A Capuchin priest, a native of Milwaukee, who was ordained in Wisconsin in 1964 has been removed from public ministry by the Capuchins after the Capuchin Province of St. Joseph learned he had abused minors in Milwaukee and New York.
According to a Jan. 5 statement from the order, Capuchin Fr. Robert Harrison was removed as teacher and basketball coach at Cardinal Hayes High School, The Bronx, N.Y., on Dec. 22, 2014, immediately after the province learned of abuse that occurred in the 1970s and 1980s.
The abuse came to light during an inquiry into Fr. Harrison’s personal finances, according to a Jan. 5 letter sent to parents at Cardinal Hayes High School, a Catholic high school for boys, by school president Fr. Joseph P. Tierney and posted on the school’s website: www.cardinalhayes.org.
“I write to share some upsetting news,” wrote Fr. Tierney, explaining that Fr. Harrison admitted committing several acts of sexual abuse of minors during an inquiry into his personal finances.
“…. based upon the information that we have received from Fr. Harrison thus far, it does not appear that any of the abuse involved students from Cardinal Hayes. Neither Cardinal Hayes nor the Archdiocese of New York has ever received an allegation of improper behavior concerning Fr. Harrison,” he wrote in the Jan. 5 statement.
According to the statement, per Capuchin Province of St Joseph policy, the abuse was reported to the district attorney offices in Manhattan, N.Y., The Bronx, N.Y. and Milwaukee.
Fr. Harrison attended the now-closed St. Benedict School, Milwaukee, through ninth grade, attended high school and college at St. Lawrence Seminary, Mt. Calvary, and completed his theological studies at the now-closed St. Anthony Seminary, Marathon.
He was ordained a priest on May 16, 1964, at Nativity of the Blessed Virgin Mary Parish in Marathon in the Superior Diocese.
According to Capuchin records, from June 1964 to August 1965, he provided summer help and was involved in a pastoral course at St. Francis Friary or Parish, Milwaukee; was assistant priest at St. Benedict the Moor Parish, Milwaukee, from August 1965 to 1967 and from October 1967 to May 1974 was a counselor at the Carmelite Home for Boys, Milwaukee.
Fr. Harrison began working at Cardinal Hayes High School in 1989, teaching religion and black history. At Cardinal Hayes, he also served as assistant principal and was the coach of the junior varsity basketball team.
In the statement, the Capuchins said that upon receiving information about the abuse, in additional to immediately removing Fr. Harrison from his duties at Cardinal Hayes High School, “he is barred from public ministry as required under the terms of the United States Conference of Catholic Bishops’ Charter for the Protection of Children and Young People.”

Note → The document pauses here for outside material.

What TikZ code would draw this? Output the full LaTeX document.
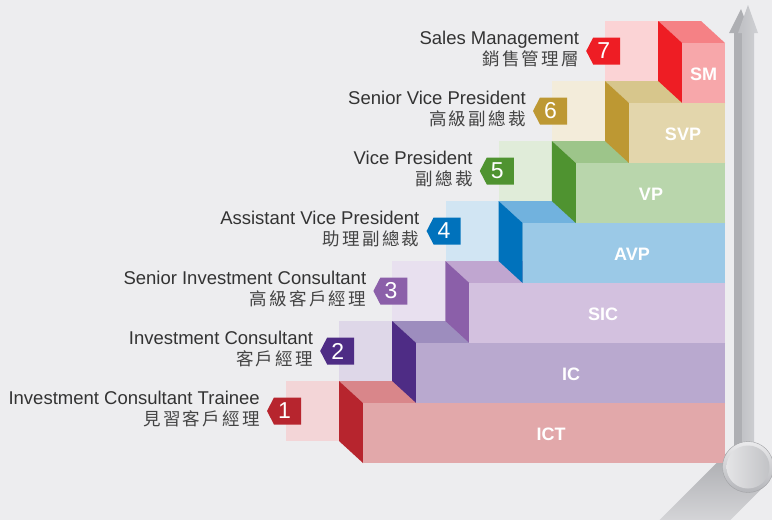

It noted that Fr. Harrison is currently at a professional facility where he cannot have contact with minors.
Further explaining the sequence of events involving Fr. Harrison, Colleen Crane, public relations director for the Capuchin Province of St. Joseph, in an email to the Catholic Herald said the order discovered on Dec. 22 that Fr. Harrison was borrowing money from staff members. “When asked why, he said he was paying it to a victim,” she wrote.
The order removed him from his duties and public ministry immediately, but waited until they returned from Christmas break to let them know.
“The children at Cardinal Hayes High School (Bronx) were already on Christmas vacation when this was discovered,” wrote Crane. “The leadership of the school wanted to personally inform the children upon their return (Monday), the first day back to class. The leadership did not want the students reading this in the newspaper. The staff and faculty were notified before the student assembly was gathered. Parents were also notified.”
In the Jan. 5 statement, the Capuchins apologized for the hurt brought by a Capuchin friar and offered assistance through the province and its pastoral care and conciliation department.
“The abuse of any child is a crime and a sin. We know that there have been times when children and youth entrusted to our care have been harmed; for that we are deeply sorry,” read the statement. “While we cannot undo the harm that was done in the past, we are committed to doing what we can to prevent any future harm and to assisting those who have been hurt by a Capuchin friar.”
Since the story broke Jan. 5, Amy Peterson, director of the province’s pastoral care and conciliation office, said victims of Fr. Harrison have come forward.